All biorefinery systems are characterized by process residues, which can potentially constitute waste streams. To achieve optimal performance it is important to define the best valorization routes for process residues, in order to avoid the generation of waste that could induce negative cost effects, linked to its treatment and/or evacuation.

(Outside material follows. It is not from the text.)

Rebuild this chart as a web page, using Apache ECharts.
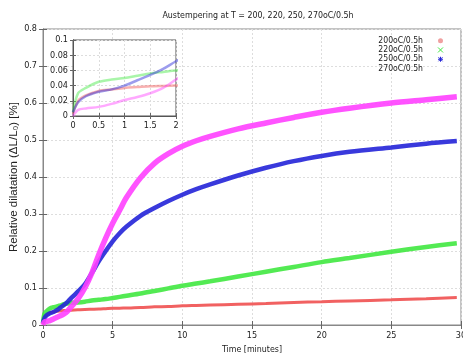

ECN’s analysis of the BIOCORE technology scheme has revealed two major types of residues. The first are “fines” from mechanical biomass pre-treatment, while the second are fermentation residues. Regarding fines, both wheat and rice straw fines were tested in different CHP systems in order to evaluate their potential for use as combustibles. Results show that wheat and rice straw fines are difficult fuels on a stand-alone basis, mainly due to a high level of alkalis. Combustion shows good burnout / efficiency of 99.5%. Recommendations are to: 1) co-fire with coal or with other biomass 2) add potassium binders, such as Al-Silicates. Low temperature gasification showed a lower burnout/ efficiency of 96%. Therefore, this technology could be used to produce gas for electricity production, perhaps using a MgO (dolomite) bed to prevent agglomeration.
Analysis and preliminary evaluation of 5 collected fly ashes of wheat, rice straw, straw mixtures and mixtures with coal by ECN indicate that fly ashes do not comply with EU criteria for use in concrete (EN-450-1). All evaluated fly ashes did comply with criteria for use as fertilizer in use in several EU member states. Finalization of the work (incl. technology selection) and an evaluation of the potential use of fermentation residues for anaerobic digestion and/or application in feed of fertilizer are in progress.